I think this is weird.
I don't want to suggest there's a spectrum for this sort of thing, where you start with four year-olds who are just getting used to the idea of focusing on a giant screen and end with some brilliant movie savant, there seems to be a section, somewhere in the middle, where the Oscars completely represent their views.
There's not a shortage of interesting articles written about why Slumdog Millionaire didn't deserve to win best picture (from critiques of the film's failure to address social issues, the uninspired nature of the film, the insulting insinuations of all things, including the blinding of orphans for profit, being fated so this character can thrive, to the crazy chanting that Dark Knight should have won everything ever), and I tend to agree... I wasn't thrilled.
But, as I was writing earlier, there seems a gap, sort of like how if you drop a cat from above a certain height it'll have time to go limp and thus survive the fall, and from below a certain height it'll hit the ground and walk away with minimal damage, but between those heights there is supposedly a few feet in which the cat is too high to survive the impact but does not have enough time to go limp and thus survive thanks to whatever magic allows limp cats to survive devastating falls... I also feel compelled to note there is likely a height from which, limp or otherwise, the cat will explode on the cement.
The dead cat gap in movie taste, as I'm sure it will be referred to from now on, exists between the adolescent hoards who demand more and more of those "Parody of some genre" Movie movies (that have suceded in the impossible task of making the film 300 seem almost decent in comparison to its satire Meet the Spartans), and the more than casual viewer of foreign and independent cinema who feel, in the tradition of Camus, that art is meant not to escape reality but to investigate our existence.
The Oscars has become (and I say has become assuming it was ever anything else, but I have no reason to believe that is the case) an award for the small gap that can appreciate movies that don't depend on farting to further the plot yet can't quite stand an ambiguous or novel ending.

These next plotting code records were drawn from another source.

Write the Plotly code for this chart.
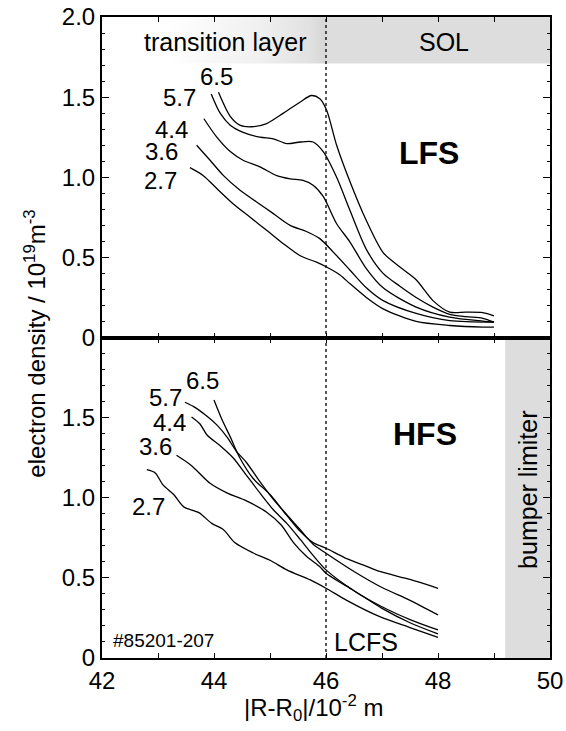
import plotly.graph_objects as go

# ---------------- data ----------------
labels = ["6.5", "5.7", "4.4", "3.6", "2.7"]

# LFS (top panel)
lfs_x_65 = [44.08, 44.29, 44.46, 44.67, 44.94, 45.24, 45.54, 45.74, 45.89, 46.01, 46.19, 46.42, 46.72, 47.02, 47.32, 47.61, 47.91, 48.21, 48.5, 48.8, 49.0]
lfs_y_65 = [1.53, 1.38, 1.325, 1.315, 1.335, 1.40, 1.47, 1.51, 1.49, 1.42, 1.20, 0.98, 0.73, 0.53, 0.44, 0.36, 0.23, 0.158, 0.158, 0.155, 0.135]
lfs_x_57 = [43.95, 44.11, 44.29, 44.52, 44.82, 45.06, 45.30, 45.54, 45.77, 45.95, 46.19, 46.42, 46.72, 47.02, 47.32, 47.61, 47.91, 48.21, 48.5, 48.8, 49.0]
lfs_y_57 = [1.52, 1.40, 1.325, 1.28, 1.25, 1.24, 1.21, 1.22, 1.22, 1.16, 1.0, 0.80, 0.55, 0.40, 0.32, 0.25, 0.19, 0.145, 0.13, 0.12, 0.096]
lfs_x_44 = [43.82, 44.05, 44.29, 44.52, 44.82, 45.12, 45.36, 45.59, 45.77, 45.95, 46.19, 46.42, 46.72, 47.02, 47.61, 48.21, 48.8, 49.0]
lfs_y_44 = [1.365, 1.25, 1.16, 1.106, 1.065, 1.01, 0.99, 0.98, 0.95, 0.88, 0.71, 0.60, 0.43, 0.31, 0.19, 0.127, 0.102, 0.096]
lfs_x_36 = [43.69, 43.93, 44.17, 44.46, 44.76, 45.06, 45.36, 45.66, 45.89, 46.13, 46.43, 46.72, 47.02, 47.61, 48.21, 49.0]
lfs_y_36 = [1.20, 1.106, 1.01, 0.92, 0.846, 0.773, 0.70, 0.66, 0.617, 0.533, 0.42, 0.31, 0.23, 0.15, 0.105, 0.096]
lfs_x_27 = [43.57, 43.81, 44.05, 44.34, 44.64, 44.94, 45.24, 45.54, 45.83, 46.01, 46.25, 46.43, 46.72, 47.02, 47.61, 48.21, 48.8, 49.0]
lfs_y_27 = [1.06, 1.01, 0.93, 0.835, 0.752, 0.669, 0.585, 0.51, 0.47, 0.44, 0.39, 0.335, 0.25, 0.179, 0.10, 0.075, 0.065, 0.065]

# HFS (bottom panel)
hfs_x_65 = [44.0, 44.14, 44.29, 44.46, 44.70, 45.0, 45.3, 45.54, 45.77, 46.0, 46.37, 46.67, 46.96, 47.5, 48.0]
hfs_y_65 = [1.61, 1.49, 1.38, 1.25, 1.12, 1.02, 0.89, 0.79, 0.72, 0.685, 0.62, 0.58, 0.54, 0.49, 0.435]
hfs_x_57 = [43.48, 43.63, 43.87, 44.05, 44.23, 44.40, 44.58, 44.82, 45.06, 45.30, 45.54, 45.77, 46.0, 46.5, 47.0, 47.5, 48.0]
hfs_y_57 = [1.596, 1.57, 1.51, 1.455, 1.38, 1.29, 1.22, 1.10, 0.99, 0.894, 0.80, 0.71, 0.654, 0.54, 0.44, 0.36, 0.269]
hfs_x_44 = [43.60, 43.75, 43.88, 44.11, 44.34, 44.58, 44.82, 45.06, 45.30, 45.54, 45.77, 46.0, 46.5, 47.0, 47.5, 48.0]
hfs_y_44 = [1.504, 1.46, 1.39, 1.325, 1.25, 1.14, 1.03, 0.925, 0.84, 0.74, 0.64, 0.55, 0.42, 0.32, 0.24, 0.175]
hfs_x_36 = [43.33, 43.6, 43.93, 44.23, 44.58, 44.94, 45.2, 45.42, 45.65, 45.89, 46.0, 46.5, 47.0, 47.5, 48.0]
hfs_y_36 = [1.265, 1.2, 1.09, 1.03, 0.98, 0.91, 0.83, 0.72, 0.635, 0.57, 0.529, 0.42, 0.31, 0.22, 0.15]
hfs_x_27 = [42.80, 42.95, 43.09, 43.28, 43.46, 43.73, 43.96, 44.17, 44.37, 44.70, 45.0, 45.3, 45.72, 46.0, 46.37, 46.96, 47.5, 48.0]
hfs_y_27 = [1.175, 1.155, 1.08, 1.02, 0.943, 0.907, 0.84, 0.80, 0.72, 0.655, 0.61, 0.55, 0.487, 0.435, 0.36, 0.258, 0.19, 0.129]

# label positions (x, y) for each curve label
lfs_label_x = [44.05, 43.39, 43.24, 43.07, 43.04]
lfs_label_y = [1.63, 1.50, 1.30, 1.16, 0.98]
hfs_label_x = [43.80, 43.13, 43.21, 42.95, 42.83]
hfs_label_y = [1.73, 1.625, 1.467, 1.317, 0.946]

x_tick_vals = [42, 43, 44, 45, 46, 47, 48, 49, 50]
x_tick_text = ["42", " ", "44", " ", "46", " ", "48", " ", "50"]
y_top_vals = [0, 0.5, 1.0, 1.5, 2.0]
y_top_text = ["0", "0.5", "1.0", "1.5", "2.0"]
y_bot_vals = [0, 0.5, 1.0, 1.5]
y_bot_text = ["0", "0.5", "1.0", "1.5"]

FONT = "Liberation Sans, Arial, Helvetica, sans-serif"

fig = go.Figure()

# gradient band "transition layer"
fig.add_trace(go.Scatter(
    x=[42, 46, 46, 42, 42], y=[1.71, 1.71, 2.0, 2.0, 1.71],
    xaxis="x2", yaxis="y2", mode="lines", line=dict(width=0),
    fill="toself",
    fillgradient=dict(type="horizontal",
                      colorscale=[[0, "#ffffff"], [0.3, "#ffffff"], [0.7, "#f0f0f0"],
                                  [0.92, "#e2e2e2"], [1, "#d6d6d6"]]),
    hoverinfo="skip", showlegend=False))

lfs = [(lfs_x_65, lfs_y_65), (lfs_x_57, lfs_y_57), (lfs_x_44, lfs_y_44),
       (lfs_x_36, lfs_y_36), (lfs_x_27, lfs_y_27)]
hfs = [(hfs_x_65, hfs_y_65), (hfs_x_57, hfs_y_57), (hfs_x_44, hfs_y_44),
       (hfs_x_36, hfs_y_36), (hfs_x_27, hfs_y_27)]

for (xs, ys), lab in zip(lfs, labels):
    fig.add_trace(go.Scatter(x=xs, y=ys, xaxis="x2", yaxis="y2", mode="lines",
                             line=dict(color="black", width=1.3, shape="spline", smoothing=0.8),
                             name="LFS " + lab, showlegend=False))
for (xs, ys), lab in zip(hfs, labels):
    fig.add_trace(go.Scatter(x=xs, y=ys, xaxis="x", yaxis="y", mode="lines",
                             line=dict(color="black", width=1.3, shape="spline", smoothing=0.8),
                             name="HFS " + lab, showlegend=False))

axis_common = dict(showline=True, linecolor="black", linewidth=2, mirror="allticks",
                   ticks="inside", tickcolor="black", showgrid=False, zeroline=False,
                   automargin=False,
                   tickfont=dict(family=FONT, size=24, color="black"))

fig.update_layout(
    width=566, height=731, autosize=False, showlegend=False,
    margin=dict(l=102, r=16, t=17, b=73, pad=0, autoexpand=False),
    plot_bgcolor="white", paper_bgcolor="white",
    font=dict(family=FONT, color="black"),
    xaxis=dict(domain=[0, 1], anchor="y", range=[42, 50], tickmode="array",
               tickvals=x_tick_vals, ticktext=x_tick_text, ticklen=5, tickwidth=1,
               **axis_common),
    xaxis2=dict(domain=[0, 1], anchor="y2", range=[42, 50], matches="x", tickmode="array",
                tickvals=x_tick_vals, ticktext=x_tick_text, ticklen=5, tickwidth=1,
                showticklabels=False, **axis_common),
    yaxis=dict(domain=[0, 0.5], anchor="x", range=[0, 2.0], tickmode="array",
               tickvals=y_bot_vals, ticktext=y_bot_text, ticklen=7, tickwidth=1,
               minor=dict(dtick=0.1, tick0=0, ticks="inside", ticklen=3, tickcolor="black"),
               **axis_common),
    yaxis2=dict(domain=[0.5, 1], anchor="x2", range=[0, 2.0], tickmode="array",
                tickvals=y_top_vals, ticktext=y_top_text, ticklen=7, tickwidth=1,
                minor=dict(dtick=0.1, tick0=0, ticks="inside", ticklen=3, tickcolor="black"),
                **axis_common),
)

shapes = [
    # SOL band
    dict(type="rect", xref="x2", yref="y2", x0=46, x1=50, y0=1.71, y1=2.0,
         fillcolor="#dddddd", line=dict(width=0), layer="below"),
    # bumper limiter band
    dict(type="rect", xref="x", yref="y", x0=49.2, x1=50, y0=0, y1=2.0,
         fillcolor="#dddddd", line=dict(width=0), layer="below"),
    # LCFS dotted line
    dict(type="line", xref="x", yref="paper", x0=46, x1=46, y0=0, y1=1,
         line=dict(color="black", width=1.3, dash="dot")),
]
fig.update_layout(shapes=shapes)

ann = []
def txt(x, y, s, xref="x2", yref="y2", size=24, bold=False, angle=0, xanchor="center", yanchor="middle"):
    ann.append(dict(x=x, y=y, xref=xref, yref=yref, text=("<b>%s</b>" % s) if bold else s,
                    showarrow=False, textangle=angle, xanchor=xanchor, yanchor=yanchor,
                    font=dict(family=FONT, size=size, color="black")))

for lx, ly, lab in zip(lfs_label_x, lfs_label_y, labels):
    txt(lx, ly, lab)
for lx, ly, lab in zip(hfs_label_x, hfs_label_y, labels):
    txt(lx, ly, lab, xref="x", yref="y")

txt(44.2, 1.845, "transition layer", size=25)
txt(48.1, 1.845, "SOL", size=25)
txt(47.84, 1.15, "LFS", size=32, bold=True)
txt(47.76, 1.40, "HFS", xref="x", yref="y", size=32, bold=True)
txt(49.61, 1.05, "bumper limiter", xref="x", yref="y", angle=-90, size=25)
txt(46.72, 0.10, "LCFS", xref="x", yref="y", size=25)
txt(43.10, 0.11, "#85201-207", xref="x", yref="y", size=19)

# axis titles
txt(-0.15, 0.49, "electron density / 10<sup>19</sup>m<sup>-3</sup>", xref="paper", yref="paper", angle=-90)
txt(0.473, -0.078, "|R-R<sub>0</sub>|/10<sup>-2</sup> m", xref="paper", yref="paper")

fig.update_layout(annotations=ann)

fig.write_html("out.html")
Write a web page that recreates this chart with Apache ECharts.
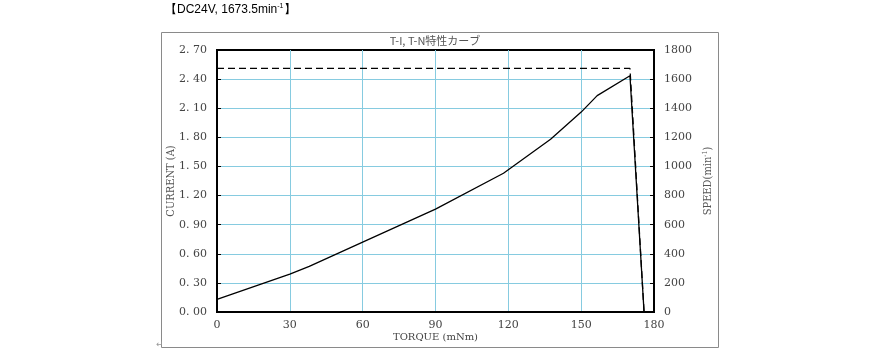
<!DOCTYPE html>
<html>
<head>
<meta charset="utf-8">
<script src="https://cdn.jsdelivr.net/npm/echarts@6/dist/echarts.min.js"></script>
<style>
  html, body { margin: 0; padding: 0; background: #fff; }
  #main { width: 870px; height: 352px; }
</style>
</head>
<body>
<div id="main"></div>
<script>
// データ
var torque = [0, 30, 38, 60, 90, 118, 137.4, 150, 156.6, 170.1, 175.9];
var current = [0.13, 0.39, 0.47, 0.72, 1.06, 1.43, 1.78, 2.06, 2.23, 2.435, 0];
var speedTorque = [0, 170.1, 175.9];
var speed = [1673.5, 1673.5, 0];

function pairs(xs, ys) {
  var arr = [];
  for (var i = 0; i < xs.length; i++) arr.push([xs[i], ys[i]]);
  return arr;
}

var serif = 'DejaVu Serif';
var condensed = 'DejaVu Serif Condensed';
var gridBlue = '#86cbe0';

var myChart = echarts.init(document.getElementById('main'));
var option = {
  backgroundColor: '#fff',
  animation: false,
  title: {
    text: 'T-I, T-N特性カーブ',
    left: 'center',
    top: 30,
    textStyle: { fontFamily: 'Noto Sans CJK JP', fontSize: 11, fontWeight: 'normal', color: '#555' }
  },
  graphic: [
    {
      type: 'rect', left: 159, top: 30, silent: true,
      shape: { width: 557, height: 315 },
      style: { fill: 'none', stroke: '#8a8a8a', lineWidth: 1 }
    },
    {
      type: 'text', left: 165, top: 3,
      style: {
        text: '【DC24V, 1673.5min{s|-1}】',
        font: '12px "Liberation Sans"', fill: '#000',
        rich: { s: { fontSize: 7, verticalAlign: 'top', fill: '#000', padding: [0, 0, 6, 0] } }
      }
    },
    {
      type: 'text', left: 156, top: 340,
      style: { text: '↵', font: '9px "DejaVu Sans"', fill: '#999' }
    }
  ],
  grid: {
    left: 217, right: 216, top: 50, bottom: 40,
    show: true, borderColor: '#000', borderWidth: 2
  },
  xAxis: {
    type: 'value', min: 0, max: 180, interval: 30,
    name: 'TORQUE (mNm)', nameLocation: 'middle', nameGap: 20, nameMoveOverlap: false,
    nameTextStyle: { fontFamily: serif, fontSize: 10, color: '#444' },
    axisLine: { show: true, lineStyle: { color: '#000', width: 2 } },
    axisTick: { show: false },
    axisLabel: { fontFamily: serif, fontSize: 11, color: '#444', margin: 8 },
    splitLine: { show: true, showMinLine: false, showMaxLine: false, lineStyle: { color: gridBlue, width: 1 } }
  },
  yAxis: [
    {
      type: 'value', min: 0, max: 2.7, interval: 0.3,
      name: 'CURRENT (A)', nameLocation: 'middle', nameRotate: 90, nameGap: 40, nameMoveOverlap: false,
      nameTextStyle: { fontFamily: condensed, fontSize: 11, color: '#555' },
      axisLine: { show: true, lineStyle: { color: '#000', width: 2 } },
      axisTick: { show: true, inside: true, length: 4, lineStyle: { color: '#000' } },
      axisLabel: {
        fontFamily: serif, fontSize: 11, color: '#444', margin: 10,
        formatter: function (v) { return v.toFixed(2).replace('.', '. '); }
      },
      splitLine: { show: true, showMinLine: false, showMaxLine: false, lineStyle: { color: gridBlue, width: 1 } }
    },
    {
      type: 'value', min: 0, max: 1800, interval: 200,
      name: 'SPEED(min{s|-1})', nameLocation: 'middle', nameRotate: 90, nameGap: 48, nameMoveOverlap: false,
      nameTextStyle: {
        fontFamily: condensed, fontSize: 11, color: '#555',
        rich: { s: { fontFamily: condensed, fontSize: 7, verticalAlign: 'top', color: '#555', padding: [0, 0, 5, 0] } }
      },
      axisLine: { show: true, lineStyle: { color: '#000', width: 2 } },
      axisTick: { show: true, inside: true, length: 4, lineStyle: { color: '#000' } },
      axisLabel: {
        fontFamily: serif, fontSize: 11, color: '#444', margin: 10,
        formatter: function (v) { return String(v); }
      },
      splitLine: { show: false }
    }
  ],
  series: [
    {
      name: 'CURRENT', type: 'line', yAxisIndex: 0,
      data: pairs(torque, current),
      showSymbol: false, symbol: 'none',
      lineStyle: { color: '#000', width: 1.3, type: 'solid' }
    },
    {
      name: 'SPEED', type: 'line', yAxisIndex: 1,
      data: pairs(speedTorque, speed),
      showSymbol: false, symbol: 'none',
      lineStyle: { color: '#000', width: 1.3, type: [7, 4] }
    }
  ]
};
myChart.setOption(option);
</script>
</body>
</html>
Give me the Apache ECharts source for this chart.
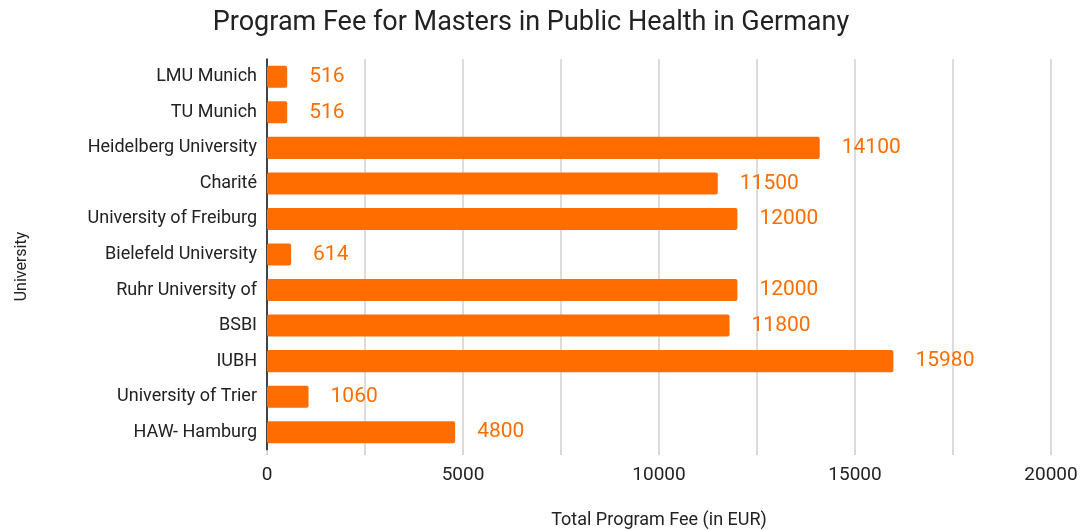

In this sense the Oscars are what America seems to want to be, a diluted combination of the best of us and those of us who have nothing much to contribute, meeting somewhere not exactly in the middle, with lofty, though ultimately hollow ambitions resulting in watered down self-important decisions being made in the spirit of compromise and tolerance.
I can't imagine I'd have it any other way though, as the elitist's claims that they know what makes a good movie would of course be rendered moot by the fact that most of America would tune out, not particularly interested in what a bunch of weirdos think about movies where nothing happens, and the vast majority (who reside in the lower cat-will-land-and-be-injured-but-not-killed portion) already determine which movies to honor by way of spending billions of dollars on utter crap, ensuring the very same crap will be made over and over as things explode and hot chicks take off their tops... unless they're famous, because nudity is apparently something you only do if you're desperate or artistic.